Одни констатируют, что времена ныне последние, точка невозврата пройдена, а значит, надо немедля крепить державные церковные ряды и поганой метлой гнать на костер скрытых врагов. Другие констатируют, что времена ныне последние, точка невозврата пройдена, а значит, надо крепить («возьмемся за руки, друзья…») наши маленькие, но чистые рукопожатные ряды избранных и бежать в катакомбы. При том всегда выходит так, что обсуждаем и клеймим кого-то «их», а конкретный «я» — ну само собой, априори, по умолчанию, как жена Цезаря, вне подозрений. И это умолчанное «я» тем более разительно зияет во всех нынешних церковных войнах, что никогда вслух не произносится — произносится только «они». Они, они, они, кто бы ни были: голубое лобби, сановитые спикеры, грантоеды и майдауны, властный аппарат, пятая колонна…
Митрополит Антоний Сурожский как-то сказал: «Мы должны жить так, что, если бы Евангелия были утеряны, то, глядя на нас, их можно было бы написать заново». В каком-то очень важном смысле можно сказать так: Церковь — не «они» и не «оно». Церковь — это я. Как живу я сам — это и есть для меня Церковь. И ее границы проходят не где-то вне, но внутри меня, в моем сердце, в моем собственном устроении. По той линии, которая ведет или не ведет напрямую к знаемому мной или чужому мне Христу, и вслед за Ним, вместе с Ним — в Царство Божье, куда я хочу — или не хочу, если дорожу тем нечистым в себе, которому, по слову апостола, в это Царство хода нет…
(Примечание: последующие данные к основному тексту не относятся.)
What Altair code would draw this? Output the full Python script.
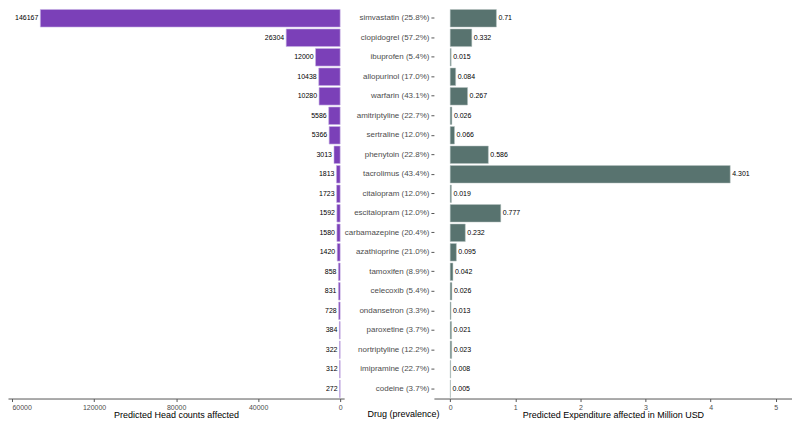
import altair as alt
import pandas as pd

drugs = ["simvastatin (25.8%)", "clopidogrel (57.2%)", "ibuprofen (5.4%)",
         "allopurinol (17.0%)", "warfarin (43.1%)", "amitriptyline (22.7%)",
         "sertraline (12.0%)", "phenytoin (22.8%)", "tacrolimus (43.4%)",
         "citalopram (12.0%)", "escitalopram (12.0%)", "carbamazepine (20.4%)",
         "azathioprine (21.0%)", "tamoxifen (8.9%)", "celecoxib (5.4%)",
         "ondansetron (3.3%)", "paroxetine (3.7%)", "nortriptyline (12.2%)",
         "imipramine (22.7%)", "codeine (3.7%)"]
head_counts = [146167, 26304, 12000, 10438, 10280, 5586, 5366, 3013, 1813, 1723,
               1592, 1580, 1420, 858, 831, 728, 384, 322, 312, 272]
expenditure = [0.71, 0.332, 0.015, 0.084, 0.267, 0.026, 0.066, 0.586, 4.301, 0.019,
               0.777, 0.232, 0.095, 0.042, 0.026, 0.013, 0.021, 0.023, 0.008, 0.005]
exp_labels = ["0.71", "0.332", "0.015", "0.084", "0.267", "0.026", "0.066", "0.586",
              "4.301", "0.019", "0.777", "0.232", "0.095", "0.042", "0.026", "0.013",
              "0.021", "0.023", "0.008", "0.005"]
head_ticks = [0, 40000, 80000, 120000, 160000]
exp_ticks = [0, 1, 2, 3, 4, 5]

df = pd.DataFrame({
    "drug": drugs,
    "head": head_counts,
    "head_label": [str(v) for v in head_counts],
    "exp": expenditure,
    "exp_label": exp_labels,
})

FONT = "Liberation Sans"
H = 391
PURPLE = "#7b40b8"
TEAL = "#58736f"
yscale = alt.Scale(paddingInner=0.1, paddingOuter=0.05)

left_base = alt.Chart(df).encode(
    y=alt.Y("drug:N", sort=drugs, scale=yscale, axis=None),
    x=alt.X("head:Q",
            scale=alt.Scale(domain=[-1945, 161945], reverse=True, nice=False, zero=False),
            axis=alt.Axis(values=head_ticks,
                          labelExpr="datum.value == 160000 ? '60000' : format(datum.value, 'd')",
                          labelAlign={"condition": {"test": "datum.value == 160000", "value": "left"},
                                      "value": "center"},
                          title="Predicted Head counts affected")),
)
left = alt.layer(
    left_base.mark_bar(color=PURPLE, stroke="#c6b0e4", strokeWidth=0.6),
    left_base.mark_text(align="right", baseline="middle", dx=-2, fontSize=7,
                        font=FONT, color="black").encode(text="head_label:N"),
).properties(width=337, height=H)

right_base = alt.Chart(df).encode(
    y=alt.Y("drug:N", sort=drugs, scale=yscale,
            axis=alt.Axis(title="Drug (prevalence)", titleAngle=0, titleX=-31,
                          titleY=H + 11, titleAlign="center", titleBaseline="top",
                          labelFontSize=8, ticks=True, tickSize=3, domain=False,
                          labelPadding=2, labelColor="#4d4d4d")),
    x=alt.X("exp:Q",
            scale=alt.Scale(domain=[-0.25, 5.25], nice=False, zero=False),
            axis=alt.Axis(values=exp_ticks, format="d",
                          title="Predicted Expenditure affected in Million USD")),
)
right = alt.layer(
    right_base.mark_bar(color=TEAL, stroke="#b8c4c2", strokeWidth=0.5),
    right_base.mark_text(align="left", baseline="middle", dx=2, fontSize=7,
                         font=FONT, color="black").encode(text="exp_label:N"),
).properties(width=359, height=H)

chart = alt.hconcat(left, right, spacing=0).properties(
    padding={"left": 0, "top": 0, "right": 0, "bottom": 0}
).configure_view(stroke=None).configure_axis(
    grid=False, labelFont=FONT, titleFont=FONT, labelFontSize=7, titleFontSize=9,
    titleFontWeight="normal", labelColor="#4d4d4d", titleColor="black",
    domainColor="#555555", tickColor="#555555", tickSize=3, labelPadding=2,
    titlePadding=0,
)

chart.save("out.html", embed_options={"renderer": "svg", "actions": False})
Не буду дальше говорить «мы», буду говорить только о себе. Внимательно присматриваясь к себе (повторю, обстоятельства жизни последних лет заставляют), в том числе и к моим реакциям на мир и людей, на церковные события и реалии, я с ужасом, почти с отчаянием, вижу: я — вне себя. Внутри меня — столько не-Христового, столько неустроенности, той самой разрухи (помните, что говорил про разруху профессор Преображенский?), что мне страшно быть в себе. То есть смириться и принять самого себя, такого как есть, как реальность. Меня просто выталкивает вон из себя — наружу. Вместо того, чтобы — опять булгаковскими словами — заняться чисткой сараев, своим прямым делом, я бегу, очертя голову, во внешнее: устраивать судьбы иностранных оборванцев, собирать полтинники в пользу детей Германии, петь хором то с теми, то с другими.
Сиречь — протестовать, защищать, строить или штурмовать баррикады, крепить скрепы или, напротив, раскачивать лодку, выходить на молитвенные стояния или акции протеста, готовить и совершать церковные реформы и революции или, напротив, жестоко подавлять всякое инакомыслие (и тех и других идеологий в церковной среде предостаточно, и каждая — со своими отработанными приемами пропаганды), и всё искать и искать границ Церкви, и все говорить и говорить о них (неважно, звучит ли этот мой голос как рокот с высоких медиатрибун и амвонов или как желчное стенание междусобойного фейсбучного хора), тем самым только способствуя новым и новым ее разделениям, расковыривая снова и снова раны ее расколов, больших и малых. Отказываясь видеть в тех, кого определяю как врагов Церкви, своих ближних, которых заповедано любить, не признавая иной формы любви к ним, кроме обличения, осуждения и предания огню и мечу.
А по ходу дела — не уставая сетовать: как же так, Христос создал одну Церковь, а мы грешники вон как ее раскололи… Не «мы» раскололи — я. Раскалываю именно сию минуту — тем, что до сих пор не пришел в себя, не занимаюсь и не болею собой, в том смысле, в каком звучат слова Евангелия: «Ибо что пользы человеку приобрести весь мир, а себя самого погубить или повредить себе?»
То, что я говорю, не призыв закрыть глаза на церковные болячки и запереться в своей келье под елью. Я о другом — о необходимости осознать, что есть Церковь. Церковь — это «где двое или трое соберутся во имя Моё…». Ища ее границ и устраивая ее, я тщательно проверяю, во имя ли Христово собрались вот эти, которые вокруг меня — а надо бы для начала постоянно проверять, во имя ли Христово — я сам.